I’d read that the movie is actually about the love of a father for his son, but while that’s undeniably the key plot driver, the theme wasn’t so huge that it controlled my perception of the movie.  At the end of the day, it’s a highly satisfying, well-paced chase movie with a beating heart and strong interconnected characters.  I really liked much of it – and it’s funny that in one of the scenes, Alton, reading a Superman comic from John Byrne’s run in the 80s asks what Kryptonite is, and Shannon (who played General Zod in Man of Steel), complains about the choice of reading material.  There’s also a case to be made that the story contains similarities to that of Christ, but I’ll leave that up to others to decide.

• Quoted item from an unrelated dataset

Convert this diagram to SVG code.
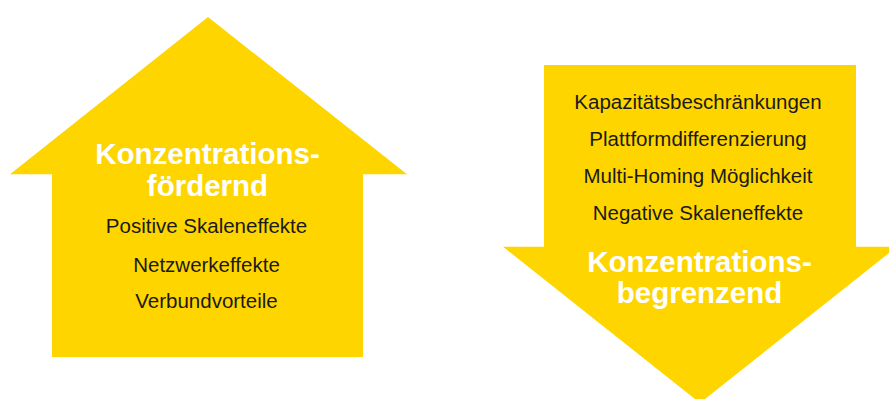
<svg xmlns="http://www.w3.org/2000/svg" width="889" height="399" viewBox="0 0 889 399">
<style>
.arrow{fill:#FFD500;stroke:none}
.head{font-family:"Liberation Sans",Arial,sans-serif;font-weight:bold;font-size:29.5px;fill:#ffffff;text-anchor:middle}
.item{font-family:"Liberation Sans",Arial,sans-serif;font-size:20.5px;fill:#1a1a1a;text-anchor:middle}
</style>
<rect width="889" height="399" fill="#ffffff"/>
<g id="up-arrow">
<polygon class="arrow" points="208,17 407,174.3 363,174.3 363,357 52,357 52,174.3 10,174.3"/>
<text class="head" x="207.5" y="164.3">Konzentrations-</text>
<text class="head" x="207.5" y="196">fördernd</text>
<text class="item" x="206.5" y="233.3">Positive Skaleneffekte</text>
<text class="item" x="206.5" y="271.7">Netzwerkeffekte</text>
<text class="item" x="206.5" y="307.7">Verbundvorteile</text>
</g>
<g id="down-arrow">
<polygon class="arrow" points="544,65 856,65 856,246.7 897,246.7 700,403 503,246.7 544,246.7"/>
<text class="item" x="698" y="109">Kapazitätsbeschränkungen</text>
<text class="item" x="698" y="146">Plattformdifferenzierung</text>
<text class="item" x="698" y="183.3">Multi-Homing Möglichkeit</text>
<text class="item" x="698" y="220">Negative Skaleneffekte</text>
<text class="head" x="699.5" y="272.3">Konzentrations-</text>
<text class="head" x="699.5" y="303.3">begrenzend</text>
</g>
<g id="connectors"/>
</svg>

Not that this is Nichols’ fault, per se, but while the major events of act 3 are so nicely unexpected, they invite immediate comparisons to a recent movie (I reviewed it, but can’t tell you which one), and having seen that movie I was very distracted by it.  It would have had far more power if I hadn’t seen that concept before in the recent past.  Hollywood consistently offers side by side similarities in plot or image or theme on a regular basis, and they’re just unfortunate coincidences.  I don’t believe Nichols had that other movie in mind when he wrote Midnight Special, I just wish I had seen this one first.

This is a really good little movie – highly recommended.